Progressive Transmission and Inference of Deep Learning Models
This addresses the user experience issue for mobile or web users with slow network connections by enabling faster approximate outputs, though it is incremental as it adapts existing progressive techniques from image files to models.
The paper tackles the problem of slow transmission of deep learning models from servers to user devices by proposing a progressive transmission framework that allows approximate inference during delivery, showing computational efficiency without increasing model size or total transmission time while preserving accuracy.

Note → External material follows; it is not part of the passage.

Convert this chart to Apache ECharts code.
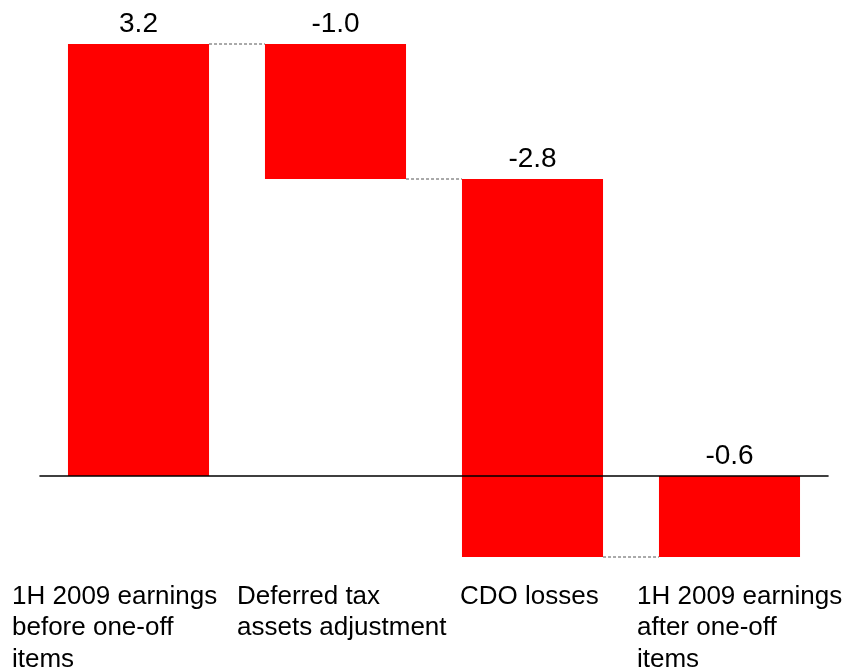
<!DOCTYPE html>
<html>
<head>
<meta charset="utf-8">
<script src="https://cdn.jsdelivr.net/npm/echarts@6/dist/echarts.min.js"></script>
<style>
  html, body { margin: 0; padding: 0; background: #ffffff; }
  #chart { width: 848px; height: 668px; }
</style>
</head>
<body>
<div id="chart"></div>
<script>
// Waterfall: 1H 2009 earnings bridge
const categories = [
  '1H 2009 earnings\nbefore one-off\nitems',
  'Deferred tax\nassets adjustment',
  'CDO losses',
  '1H 2009 earnings\nafter one-off\nitems'
];
const values = [3.2, -1.0, -2.8, -0.6];
const isTotal = [false, false, false, true];

// Running totals give each bar its start and end level
const starts = [];
const ends = [];
let running = 0;
values.forEach((v, i) => {
  if (isTotal[i]) {
    starts.push(0);
    ends.push(v);
    running = v;
  } else {
    starts.push(running);
    running += v;
    ends.push(running);
  }
});

const seriesData = values.map((v, i) => [i, starts[i], ends[i], v]);
const FONT = '"Liberation Sans", Arial, Helvetica, sans-serif';
const BAR_RATIO = 0.716;

const chart = echarts.init(document.getElementById('chart'), null, { renderer: 'canvas' });

chart.setOption({
  animation: false,
  backgroundColor: '#ffffff',
  grid: { left: 40, right: 20, top: 44, bottom: 111 },
  xAxis: {
    type: 'category',
    data: categories,
    z: 10,
    axisLine: { show: true, onZero: true, lineStyle: { color: '#000000', width: 1.6 } },
    axisTick: { show: false },
    axisLabel: { show: false },
    splitLine: { show: false }
  },
  yAxis: {
    type: 'value',
    min: -0.6,
    max: 3.2,
    show: false,
    splitLine: { show: false }
  },
  series: [{
    type: 'custom',
    data: seriesData,
    encode: { x: 0, y: [1, 2] },
    renderItem: function (params, api) {
      const i = api.value(0);
      const a = api.value(1);
      const b = api.value(2);
      const v = api.value(3);
      const pTop = api.coord([i, Math.max(a, b)]);
      const pBot = api.coord([i, Math.min(a, b)]);
      const band = api.size([1, 0])[0];
      const w = band * BAR_RATIO;
      const x0 = pTop[0] - w / 2;
      const children = [
        {
          type: 'rect',
          shape: { x: x0, y: pTop[1], width: w, height: pBot[1] - pTop[1] },
          style: { fill: '#ff0000' }
        },
        {
          type: 'text',
          style: {
            text: v.toFixed(1),
            x: pTop[0],
            y: pTop[1] - 6,
            align: 'center',
            verticalAlign: 'bottom',
            font: '28px ' + FONT,
            fill: '#000000'
          }
        }
      ];
      // dashed connector from this bar's end level to the next bar
      if (i < values.length - 1) {
        const lvl = api.coord([i, ends[i]]);
        const nxt = api.coord([i + 1, ends[i]]);
        children.push({
          type: 'line',
          shape: { x1: x0 + w, y1: lvl[1], x2: nxt[0] - w / 2, y2: lvl[1] },
          style: { stroke: '#555555', lineWidth: 1, lineDash: [3, 2] }
        });
      }
      return { type: 'group', children: children };
    }
  }],
  graphic: [
    { type: 'text', left: 12, top: 581, style: { text: categories[0], font: '26px ' + FONT, lineHeight: 31.5, fill: '#000000' } },
    { type: 'text', left: 237, top: 581, style: { text: categories[1], font: '26px ' + FONT, lineHeight: 31.5, fill: '#000000' } },
    { type: 'text', left: 460, top: 581, style: { text: categories[2], font: '26px ' + FONT, lineHeight: 31.5, fill: '#000000' } },
    { type: 'text', left: 637, top: 581, style: { text: categories[3], font: '26px ' + FONT, lineHeight: 31.5, fill: '#000000' } }
  ]
});
</script>
</body>
</html>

Modern image files are usually progressively transmitted and provide a preview before downloading the entire image for improved user experience to cope with a slow network connection. In this paper, with a similar goal, we propose a progressive transmission framework for deep learning models, especially to deal with the scenario where pre-trained deep learning models are transmitted from servers and executed at user devices (e.g., web browser or mobile). Our progressive transmission allows inferring approximate models in the middle of file delivery, and quickly provide an acceptable intermediate outputs. On the server-side, a deep learning model is divided and progressively transmitted to the user devices. Then, the divided pieces are progressively concatenated to construct approximate models on user devices. Experiments show that our method is computationally efficient without increasing the model size and total transmission time while preserving the model accuracy. We further demonstrate that our method can improve the user experience by providing the approximate models especially in a slow connection.